MATERIAL:

▶

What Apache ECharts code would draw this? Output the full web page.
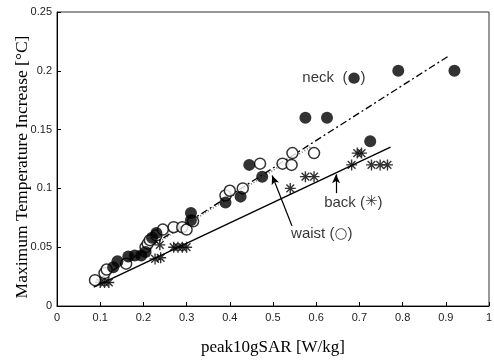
<!DOCTYPE html>
<html>
<head>
<meta charset="utf-8">
<script src="https://cdn.jsdelivr.net/npm/echarts@6/dist/echarts.min.js"></script>
<style>
  html, body { margin: 0; padding: 0; background: #fff; }
  #chart { width: 494px; height: 360px; }
</style>
</head>
<body>
<div id="chart"></div>
<script>
// ---- data ----
const xTicks = [0, 0.1, 0.2, 0.3, 0.4, 0.5, 0.6, 0.7, 0.8, 0.9, 1];
const yTicks = [0, 0.05, 0.1, 0.15, 0.2, 0.25];

const neckPts = [
  [0.13, 0.033], [0.14, 0.038], [0.165, 0.042], [0.18, 0.043], [0.195, 0.043],
  [0.205, 0.046], [0.22, 0.058], [0.23, 0.062], [0.31, 0.073], [0.31, 0.079],
  [0.39, 0.088], [0.425, 0.093], [0.445, 0.12], [0.475, 0.11], [0.575, 0.16],
  [0.625, 0.16], [0.725, 0.14], [0.79, 0.2], [0.92, 0.2]
];
const waistPts = [
  [0.088, 0.022], [0.11, 0.028], [0.115, 0.031], [0.16, 0.036], [0.205, 0.05],
  [0.21, 0.053], [0.215, 0.056], [0.23, 0.06], [0.245, 0.065], [0.27, 0.067],
  [0.29, 0.067], [0.3, 0.065], [0.315, 0.072], [0.39, 0.094], [0.4, 0.098],
  [0.43, 0.1], [0.47, 0.121], [0.522, 0.121], [0.543, 0.12], [0.545, 0.13],
  [0.595, 0.13]
];
const backPts = [
  [0.1, 0.02], [0.11, 0.02], [0.12, 0.02], [0.227, 0.04], [0.24, 0.041],
  [0.238, 0.052], [0.27, 0.05], [0.28, 0.05], [0.29, 0.05], [0.3, 0.05],
  [0.54, 0.1], [0.575, 0.11], [0.595, 0.11], [0.682, 0.12], [0.695, 0.13],
  [0.705, 0.13], [0.728, 0.12], [0.748, 0.12], [0.765, 0.12]
];

// fitted lines (end points)
const neckFit = [[0.1, 0.0236], [0.91, 0.2134]];
const waistFit = [[0.09, 0.021], [0.59, 0.136]];
const backFit = [[0.085, 0.016], [0.772, 0.135]];

// annotations: text, symbol, position
const labels = [
  { text: 'neck  (', sym: '\u25CF', pos: [0.641, 0.194] },
  { text: 'back (', sym: '\u2733', pos: [0.686, 0.088] },
  { text: 'waist (', sym: '\u25CB', pos: [0.613, 0.061] }
];
const arrows = [
  [[0.544, 0.068], [0.498, 0.111]],
  [[0.646, 0.096], [0.646, 0.112]]
];

const asterisk = 'path://M0 5L10 5M5 0L5 10M1.5 1.5L8.5 8.5M8.5 1.5L1.5 8.5';

const chart = echarts.init(document.getElementById('chart'));

chart.setOption({
  animation: false,
  grid: {
    left: 57, right: 5, top: 12, bottom: 54,
    outerBoundsMode: 'none',
    show: true, borderColor: '#333', borderWidth: 1
  },
  xAxis: {
    type: 'value', min: 0, max: 1, interval: 0.1,
    name: 'peak10gSAR [W/kg]',
    nameLocation: 'middle', nameGap: 33,
    nameTextStyle: { fontFamily: 'Liberation Serif', fontSize: 17, color: '#000' },
    axisLine: { lineStyle: { color: '#000' } },
    axisTick: { inside: true, length: 4, lineStyle: { color: '#000' } },
    splitLine: { show: false },
    axisLabel: {
      fontFamily: 'Liberation Sans', fontSize: 11, color: '#222', margin: 6,
      formatter: v => String(xTicks.find(t => Math.abs(t - v) < 1e-9) ?? v)
    }
  },
  yAxis: {
    type: 'value', min: 0, max: 0.25, interval: 0.05,
    name: 'Maximum Temperature Increase [\u00B0C]',
    nameLocation: 'middle', nameGap: 26, nameMoveOverlap: false,
    nameTextStyle: {
      fontFamily: 'Liberation Serif', fontSize: 17.5, color: '#000',
      padding: [0, 16, 0, 0]
    },
    axisLine: { lineStyle: { color: '#000' } },
    axisTick: { inside: true, length: 4, lineStyle: { color: '#000' } },
    splitLine: { show: false },
    axisLabel: {
      fontFamily: 'Liberation Sans', fontSize: 11, color: '#222', margin: 5,
      formatter: v => String(yTicks.find(t => Math.abs(t - v) < 1e-9) ?? v)
    }
  },
  series: [
    {
      type: 'line', data: backFit, symbol: 'none',
      lineStyle: { color: '#000', width: 1.4 }, z: 2
    },
    {
      type: 'line', data: waistFit, symbol: 'none',
      lineStyle: { color: '#777', width: 1.6, type: [1, 2] }, z: 2
    },
    {
      type: 'line', data: neckFit, symbol: 'none',
      lineStyle: { color: '#000', width: 1.3, type: [7, 3, 2, 3] }, z: 2
    },
    {
      type: 'scatter', data: backPts, symbol: asterisk, symbolSize: 11,
      itemStyle: { color: 'rgba(0,0,0,0)', borderColor: '#000', borderWidth: 1.4 }, z: 3
    },
    {
      type: 'scatter', data: waistPts, symbol: 'circle', symbolSize: 11,
      itemStyle: { color: '#fff', borderColor: '#000', borderWidth: 1.5 }, z: 4
    },
    {
      type: 'scatter', data: neckPts, symbol: 'circle', symbolSize: 12,
      itemStyle: { color: '#000' }, z: 5
    },
    {
      type: 'scatter', symbolSize: 0, silent: true, z: 6,
      data: labels.map(l => ({ name: l.text, value: l.pos, sym: l.sym })),
      label: {
        show: true, position: 'inside',
        formatter: p => '{t|' + p.name + '}{s|' + p.data.sym + '}{t|)}',
        rich: {
          t: { fontFamily: 'Liberation Sans', fontSize: 15, color: '#000' },
          s: { fontFamily: 'DejaVu Sans', fontSize: 15, color: '#000' }
        }
      },
      markLine: {
        silent: true, symbol: ['none', 'arrow'], symbolSize: [6, 9],
        label: { show: false },
        lineStyle: { color: '#000', width: 1.2, type: 'solid' },
        data: arrows.map(a => [{ coord: a[0] }, { coord: a[1] }])
      }
    }
  ]
});
</script>
</body>
</html>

◀

EXERCISE INSTRUCTIONS: Everything from the first line of the listing above through the line that contains "const yTicks = [0, 0.05, 0.1, 0.15, 0.2, 0.25];" is to be restated word for word, minus the pictures.

REPLY TO THE TASK:
What Apache ECharts code would draw this? Output the full web page.
<!DOCTYPE html>
<html>
<head>
<meta charset="utf-8">
<script src="https://cdn.jsdelivr.net/npm/echarts@6/dist/echarts.min.js"></script>
<style>
  html, body { margin: 0; padding: 0; background: #fff; }
  #chart { width: 494px; height: 360px; }
</style>
</head>
<body>
<div id="chart"></div>
<script>
// ---- data ----
const xTicks = [0, 0.1, 0.2, 0.3, 0.4, 0.5, 0.6, 0.7, 0.8, 0.9, 1];
const yTicks = [0, 0.05, 0.1, 0.15, 0.2, 0.25];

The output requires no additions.